In public remarks in early September, Smith described his grueling schedule as he juggled the strategic and oversight responsibilities of commandant and member of the Joint Chiefs of Staff and the personnel and management duties of the No. 2 job. "It is not sustainable," Smith said. "What doesn't stop is the clock. The adversary doesn't take a pause."

With Smith hospitalized and no confirmed assistant commandant, Lt. Gen. Karsten Heckl is performing the duties of commandant. Heckl, who is the deputy commandant for combat development, can't serve as an "acting commandant" because he is not currently in a Senate-confirmed position. As a result, he doesn't have all of the power or authority a confirmed officer would have.

Schumer said Smith's sudden medical emergency is "precisely the kind of avoidable emergency that Sen. Tuberville has provoked through his reckless holds."

Tuberville first announced his holds in February. Despite several high-level vacancies, he has said he will continue to hold up the other nominations unless the Pentagon ends -- or puts to a vote in Congress -- its policy of paying for travel when a service member has to go out of state to get an abortion or other reproductive care. The Biden administration instituted the policy after the Supreme Court overturned the nationwide right to an abortion and some states have limited or banned the procedure.

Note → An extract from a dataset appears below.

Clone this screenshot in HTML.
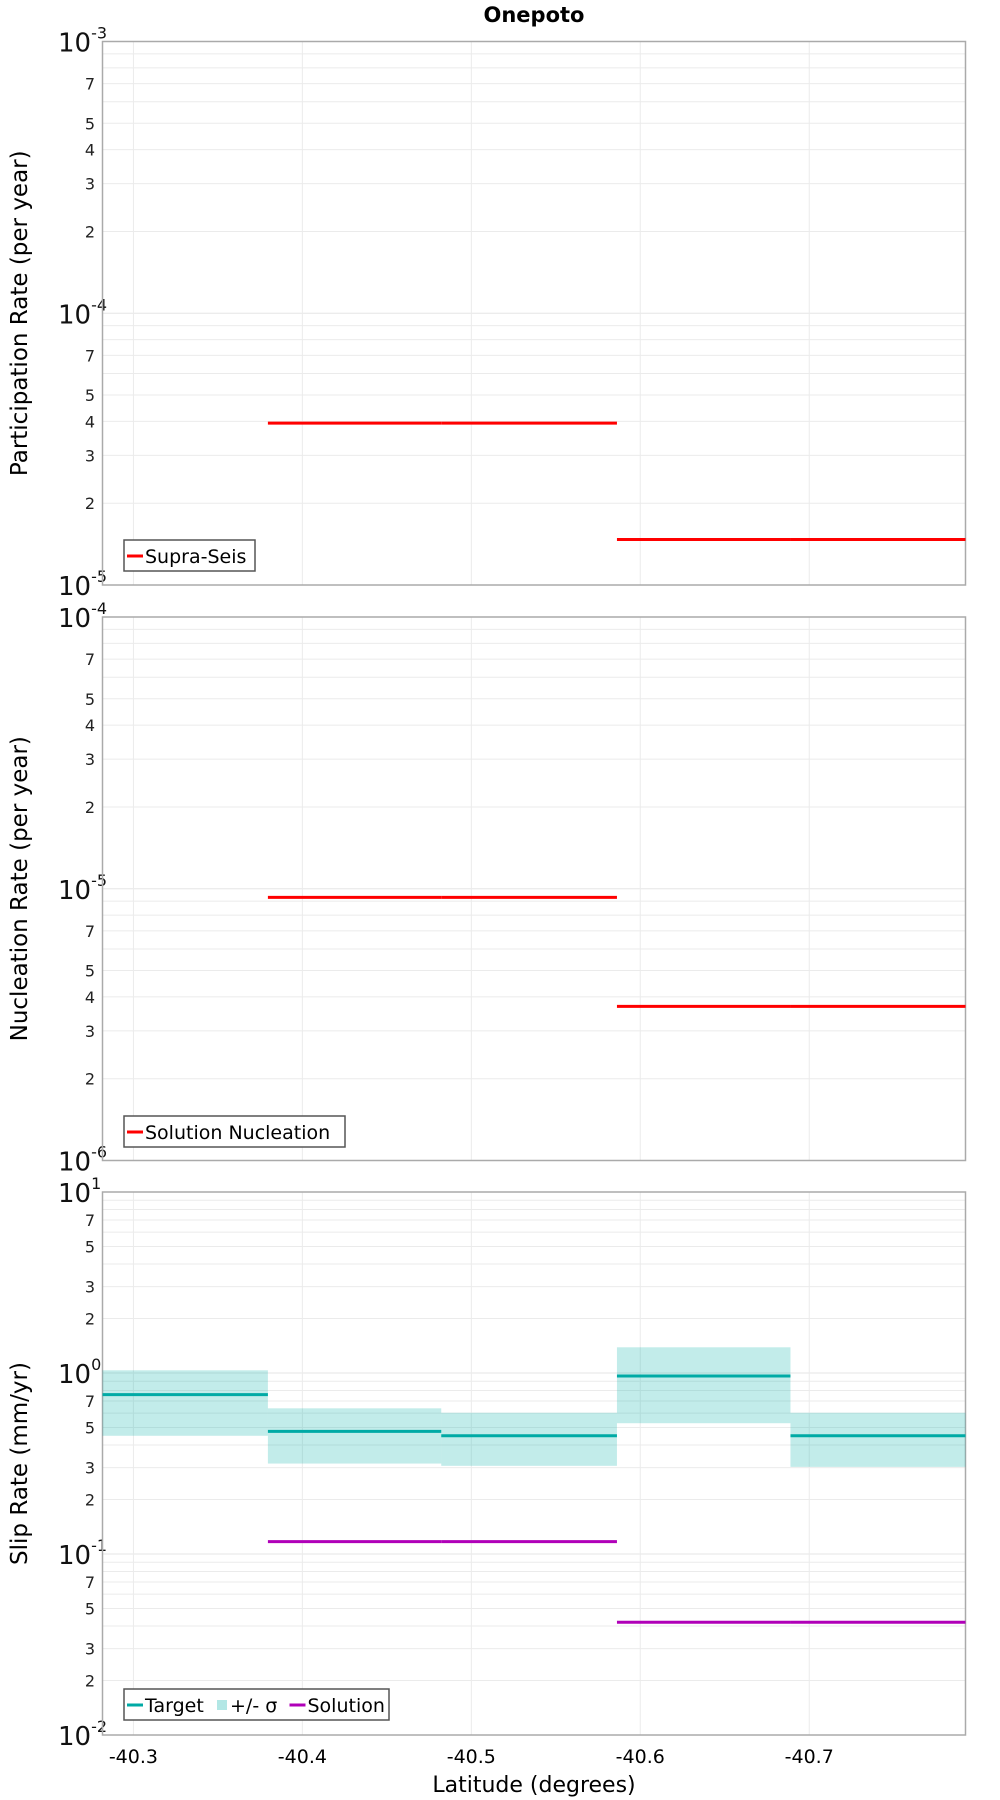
<!DOCTYPE html>
<html><head><meta charset="utf-8"><style>
html,body{margin:0;padding:0;background:#fff;}
svg{display:block;font-family:"DejaVu Sans","Liberation Sans",sans-serif;}
</style></head><body>
<svg id="chart" width="1000" height="1800" viewBox="0 0 1000 1800" xmlns="http://www.w3.org/2000/svg">
<text x="534" y="22" text-anchor="middle" font-weight="bold" font-size="21">Onepoto</text>
<text x="534" y="1792" text-anchor="middle" font-size="22">Latitude (degrees)</text>
</svg>
<script>
// ---- data ----
const segEdges = [-40.276, -40.3796, -40.4822, -40.5862, -40.6889, -40.7925];
const xTicks = [-40.3, -40.4, -40.5, -40.6, -40.7];
const xTickLabels = ["-40.3", "-40.4", "-40.5", "-40.6", "-40.7"];
const partSupra = [null, 3.94e-5, 3.94e-5, 1.47e-5, 1.47e-5];
const nuclSolution = [null, 9.3e-6, 9.3e-6, 3.69e-6, 3.69e-6];
const slipTarget = [0.76, 0.476, 0.45, 0.962, 0.45];
const slipUpper = [1.035, 0.638, 0.603, 1.387, 0.603];
const slipLower = [0.45, 0.316, 0.307, 0.528, 0.303];
const slipSolution = [null, 0.117, 0.117, 0.042, 0.042];

const NS = "http://www.w3.org/2000/svg";
const svg = document.getElementById('chart');
const L = 102.5, R = 965.5, XMIN = -40.2817, XMAX = -40.7925;
function xs(v){ return L + (v - XMIN) / (XMAX - XMIN) * (R - L); }
function el(tag, attrs, parent){
  const e = document.createElementNS(NS, tag);
  for (const k in attrs) e.setAttribute(k, attrs[k]);
  (parent || svg).appendChild(e);
  return e;
}
function clampX(v){ return Math.max(L, Math.min(R, xs(v))); }

function panel(name, top, bottom, dTop, dBot, yTitle, minorLabels){
  const g = el('g', {});
  
  
  const ys = v => top + (dTop - Math.log10(v)) / (dTop - dBot) * (bottom - top);
  for (let d = dBot; d < dTop; d++) {
    for (let m = 2; m <= 9; m++) {
      const y = ys(m * Math.pow(10, d));
      const ln = el('line', {x1: L, x2: R, y1: y, y2: y, stroke: '#ebebeb', 'stroke-width': 1}, g);
      
      
      if (minorLabels.includes(m)) {
        const t = el('text', {x: 95, y: y + 6, 'text-anchor': 'end', 'font-size': 16, fill: '#222'}, g);
        t.textContent = String(m);
        
        
      }
    }
  }
  for (let d = dBot; d <= dTop; d++) {
    const y = ys(Math.pow(10, d));
    if (d > dBot && d < dTop) {
      const ln = el('line', {x1: L, x2: R, y1: y, y2: y, stroke: '#e6e6e6', 'stroke-width': 1}, g);
      
      
    }
    const t = el('text', {x: 58, y: y + 10, 'font-size': 26, fill: '#111'}, g);
    
    
    const a = el('tspan', {}, t); a.textContent = '10';
    const b = el('tspan', {dy: -13, 'font-size': 16}, t); b.textContent = String(d);
  }
  for (const v of xTicks) {
    const ln = el('line', {x1: xs(v), x2: xs(v), y1: top, y2: bottom, stroke: '#ebebeb', 'stroke-width': 1}, g);
    
    
  }
  const fr = el('rect', {x: L, y: top, width: R - L, height: bottom - top, fill: 'none', stroke: '#aaa', 'stroke-width': 1.5}, g);
  
  
  const cy = (top + bottom) / 2;
  const yt = el('text', {x: 0, y: 0, transform: `translate(27,${cy}) rotate(-90)`, 'text-anchor': 'middle', 'font-size': 23}, g);
  yt.textContent = yTitle;
  
  
  return {g, ys};
}
function steps(p, vals, color, nm){
  vals.forEach((v, i) => {
    if (v == null) return;
    const y = p.ys(v);
    const ln = el('line', {x1: clampX(segEdges[i]), x2: clampX(segEdges[i+1]), y1: y, y2: y, stroke: color, 'stroke-width': 3}, p.g);
    
    
  });
}
function legend(p, x, y, w, items){
  const lg = el('g', {}, p.g);
  
  
  el('rect', {x, y, width: w, height: 31, fill: '#fff', stroke: '#555', 'stroke-width': 1.5}, lg);
  let cx = x + 3;
  items.forEach(it => {
    if (it.box) el('rect', {x: cx + 1, y: y + 11, width: 10, height: 10, fill: it.color, opacity: 0.3}, lg);
    else el('line', {x1: cx, x2: cx + 16, y1: y + 16, y2: y + 16, stroke: it.color, 'stroke-width': 3}, lg);
    const t = el('text', {x: cx + (it.box ? 14 : 18), y: y + 23, 'font-size': 19}, lg);
    t.textContent = it.label;
    
    
    cx += (it.box ? 14 : 18) + it.label.length * 11.5 + 2;
  });
}

const p1 = panel('participation', 41.5, 585, -3, -5, 'Participation Rate (per year)', [2,3,4,5,7]);
steps(p1, partSupra, '#ff0000', 'supra-seis-line');
legend(p1, 124, 540, 131, [{color: '#ff0000', label: 'Supra-Seis'}]);

const p2 = panel('nucleation', 617, 1160.5, -4, -6, 'Nucleation Rate (per year)', [2,3,4,5,7]);
steps(p2, nuclSolution, '#ff0000', 'solution-nucleation-line');
legend(p2, 124, 1116, 221, [{color: '#ff0000', label: 'Solution Nucleation'}]);

const p3 = panel('slip', 1192, 1735, 1, -2, 'Slip Rate (mm/yr)', [2,3,5,7]);
slipUpper.forEach((u, i) => {
  const x1 = clampX(segEdges[i]), x2 = clampX(segEdges[i+1]);
  const r = el('rect', {x: x1, y: p3.ys(u), width: x2 - x1, height: p3.ys(slipLower[i]) - p3.ys(u), fill: '#00b0a8', opacity: 0.24}, p3.g);
  
  
});
steps(p3, slipTarget, '#00aaa5', 'target-line');
steps(p3, slipSolution, '#b000b8', 'solution-line');
legend(p3, 124, 1689, 265, [{color: '#00aaa5', label: 'Target'}, {color: '#00b0a8', label: '+/- σ', box: true}, {color: '#b000b8', label: 'Solution'}]);

xTicks.forEach((v, i) => {
  const t = el('text', {x: xs(v), y: 1763, 'text-anchor': 'middle', 'font-size': 19});
  t.textContent = xTickLabels[i];
  
  
});
</script>
</body></html>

The Alabama senator has challenged Schumer to put each individual nomination on the floor. But Democrats have been hoping to force Tuberville's hand as the number of stalled nominations has grown. "There's an old saying in the military, leave no one behind," Senate Armed Services Chairman Jack Reed said in July.

That strategy has become more difficult as months have passed, and as Tuberville has dug in. In September, Schumer relented and allowed confirmation votes on three of the Pentagon's top officials: Gen. CQ Brown, the chairman of the Joint Chiefs of Staff, Gen. Randy George, Army Chief of Staff, and Smith as commandant of the U.S. Marine Corps.

A host of military officers have spoken out about the damage of the delays for service members. While Tuberville's holds are focused on all general and flag officers, they carry career impacts on the military's younger rising officers. Until each general or admiral is confirmed, it blocks an opportunity for a more junior officer to rise.

"Every day that Sen. Tuberville continues his blanket holds our military preparedness is degraded," Schumer said.